## Prompt
Extract the listing in its entirety, keeping each line identical to the original.
___ Dataset content ___
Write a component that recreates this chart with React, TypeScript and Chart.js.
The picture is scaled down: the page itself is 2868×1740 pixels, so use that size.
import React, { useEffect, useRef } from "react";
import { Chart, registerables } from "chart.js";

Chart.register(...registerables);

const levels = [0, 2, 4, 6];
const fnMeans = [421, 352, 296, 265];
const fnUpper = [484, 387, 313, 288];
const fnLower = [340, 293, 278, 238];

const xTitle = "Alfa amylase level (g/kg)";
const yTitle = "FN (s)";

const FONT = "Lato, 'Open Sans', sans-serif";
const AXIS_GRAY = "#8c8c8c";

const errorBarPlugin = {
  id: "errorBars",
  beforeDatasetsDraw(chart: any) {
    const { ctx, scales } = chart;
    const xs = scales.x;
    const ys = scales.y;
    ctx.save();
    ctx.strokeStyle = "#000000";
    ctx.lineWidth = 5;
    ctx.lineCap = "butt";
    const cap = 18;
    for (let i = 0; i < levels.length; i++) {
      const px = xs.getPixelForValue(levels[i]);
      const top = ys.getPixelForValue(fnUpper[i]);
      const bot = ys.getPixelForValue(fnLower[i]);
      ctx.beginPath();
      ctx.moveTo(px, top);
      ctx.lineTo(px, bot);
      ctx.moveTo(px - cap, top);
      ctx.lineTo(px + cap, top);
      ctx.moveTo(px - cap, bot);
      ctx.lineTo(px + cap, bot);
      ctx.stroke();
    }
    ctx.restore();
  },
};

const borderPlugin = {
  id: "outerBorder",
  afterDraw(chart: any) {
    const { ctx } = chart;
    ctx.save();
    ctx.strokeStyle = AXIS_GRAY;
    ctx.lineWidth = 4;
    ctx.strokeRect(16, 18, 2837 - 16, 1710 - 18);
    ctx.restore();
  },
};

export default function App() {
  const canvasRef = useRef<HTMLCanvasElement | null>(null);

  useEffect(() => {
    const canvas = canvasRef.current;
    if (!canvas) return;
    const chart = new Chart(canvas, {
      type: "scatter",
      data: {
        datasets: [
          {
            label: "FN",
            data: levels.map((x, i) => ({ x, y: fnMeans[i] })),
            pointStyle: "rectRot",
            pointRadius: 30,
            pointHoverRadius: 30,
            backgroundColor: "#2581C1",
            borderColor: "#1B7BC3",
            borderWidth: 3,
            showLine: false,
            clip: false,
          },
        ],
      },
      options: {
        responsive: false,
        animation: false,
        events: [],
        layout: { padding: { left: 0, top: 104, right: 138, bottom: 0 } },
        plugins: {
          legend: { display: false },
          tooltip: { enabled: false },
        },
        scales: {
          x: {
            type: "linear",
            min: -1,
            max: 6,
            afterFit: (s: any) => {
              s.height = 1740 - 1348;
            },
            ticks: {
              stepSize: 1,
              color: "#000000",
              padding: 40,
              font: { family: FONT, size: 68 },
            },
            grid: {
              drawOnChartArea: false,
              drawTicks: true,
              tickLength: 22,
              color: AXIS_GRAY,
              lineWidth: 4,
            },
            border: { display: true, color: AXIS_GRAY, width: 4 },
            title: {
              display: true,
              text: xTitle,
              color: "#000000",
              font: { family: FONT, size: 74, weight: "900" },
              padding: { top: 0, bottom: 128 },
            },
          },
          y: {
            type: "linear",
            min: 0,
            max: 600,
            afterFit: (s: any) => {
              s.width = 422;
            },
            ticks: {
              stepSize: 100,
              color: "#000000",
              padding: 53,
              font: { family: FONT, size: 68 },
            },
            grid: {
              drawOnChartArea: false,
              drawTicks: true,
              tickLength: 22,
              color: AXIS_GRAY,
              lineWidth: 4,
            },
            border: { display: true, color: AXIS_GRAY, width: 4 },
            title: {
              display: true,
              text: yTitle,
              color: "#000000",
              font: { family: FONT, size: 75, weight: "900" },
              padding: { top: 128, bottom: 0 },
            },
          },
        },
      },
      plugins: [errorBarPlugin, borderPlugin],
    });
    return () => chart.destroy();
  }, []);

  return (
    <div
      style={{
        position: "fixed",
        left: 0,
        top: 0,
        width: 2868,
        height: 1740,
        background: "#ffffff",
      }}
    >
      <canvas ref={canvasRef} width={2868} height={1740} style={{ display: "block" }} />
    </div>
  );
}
___
## The response
Write a component that recreates this chart with React, TypeScript and Chart.js.
The picture is scaled down: the page itself is 2868×1740 pixels, so use that size.
import React, { useEffect, useRef } from "react";
import { Chart, registerables } from "chart.js";

Chart.register(...registerables);

const levels = [0, 2, 4, 6];
const fnMeans = [421, 352, 296, 265];
const fnUpper = [484, 387, 313, 288];
const fnLower = [340, 293, 278, 238];

const xTitle = "Alfa amylase level (g/kg)";
const yTitle = "FN (s)";

const FONT = "Lato, 'Open Sans', sans-serif";
const AXIS_GRAY = "#8c8c8c";

const errorBarPlugin = {
  id: "errorBars",
  beforeDatasetsDraw(chart: any) {
    const { ctx, scales } = chart;
    const xs = scales.x;
    const ys = scales.y;
    ctx.save();
    ctx.strokeStyle = "#000000";
    ctx.lineWidth = 5;
    ctx.lineCap = "butt";
    const cap = 18;
    for (let i = 0; i < levels.length; i++) {
      const px = xs.getPixelForValue(levels[i]);
      const top = ys.getPixelForValue(fnUpper[i]);
      const bot = ys.getPixelForValue(fnLower[i]);
      ctx.beginPath();
      ctx.moveTo(px, top);
      ctx.lineTo(px, bot);
      ctx.moveTo(px - cap, top);
      ctx.lineTo(px + cap, top);
      ctx.moveTo(px - cap, bot);
      ctx.lineTo(px + cap, bot);
      ctx.stroke();
    }
    ctx.restore();
  },
};

const borderPlugin = {
  id: "outerBorder",
  afterDraw(chart: any) {
    const { ctx } = chart;
    ctx.save();
    ctx.strokeStyle = AXIS_GRAY;
    ctx.lineWidth = 4;
    ctx.strokeRect(16, 18, 2837 - 16, 1710 - 18);
    ctx.restore();
  },
};

export default function App() {
  const canvasRef = useRef<HTMLCanvasElement | null>(null);

  useEffect(() => {
    const canvas = canvasRef.current;
    if (!canvas) return;
    const chart = new Chart(canvas, {
      type: "scatter",
      data: {
        datasets: [
          {
            label: "FN",
            data: levels.map((x, i) => ({ x, y: fnMeans[i] })),
            pointStyle: "rectRot",
            pointRadius: 30,
            pointHoverRadius: 30,
            backgroundColor: "#2581C1",
            borderColor: "#1B7BC3",
            borderWidth: 3,
            showLine: false,
            clip: false,
          },
        ],
      },
      options: {
        responsive: false,
        animation: false,
        events: [],
        layout: { padding: { left: 0, top: 104, right: 138, bottom: 0 } },
        plugins: {
          legend: { display: false },
          tooltip: { enabled: false },
        },
        scales: {
          x: {
            type: "linear",
            min: -1,
            max: 6,
            afterFit: (s: any) => {
              s.height = 1740 - 1348;
            },
            ticks: {
              stepSize: 1,
              color: "#000000",
              padding: 40,
              font: { family: FONT, size: 68 },
            },
            grid: {
              drawOnChartArea: false,
              drawTicks: true,
              tickLength: 22,
              color: AXIS_GRAY,
              lineWidth: 4,
            },
            border: { display: true, color: AXIS_GRAY, width: 4 },
            title: {
              display: true,
              text: xTitle,
              color: "#000000",
              font: { family: FONT, size: 74, weight: "900" },
              padding: { top: 0, bottom: 128 },
            },
          },
          y: {
            type: "linear",
            min: 0,
            max: 600,
            afterFit: (s: any) => {
              s.width = 422;
            },
            ticks: {
              stepSize: 100,
              color: "#000000",
              padding: 53,
              font: { family: FONT, size: 68 },
            },
            grid: {
              drawOnChartArea: false,
              drawTicks: true,
              tickLength: 22,
              color: AXIS_GRAY,
              lineWidth: 4,
            },
            border: { display: true, color: AXIS_GRAY, width: 4 },
            title: {
              display: true,
              text: yTitle,
              color: "#000000",
              font: { family: FONT, size: 75, weight: "900" },
              padding: { top: 128, bottom: 0 },
            },
          },
        },
      },
      plugins: [errorBarPlugin, borderPlugin],
    });
    return () => chart.destroy();
  }, []);

  return (
    <div
      style={{
        position: "fixed",
        left: 0,
        top: 0,
        width: 2868,
        height: 1740,
        background: "#ffffff",
      }}
    >
      <canvas ref={canvasRef} width={2868} height={1740} style={{ display: "block" }} />
    </div>
  );
}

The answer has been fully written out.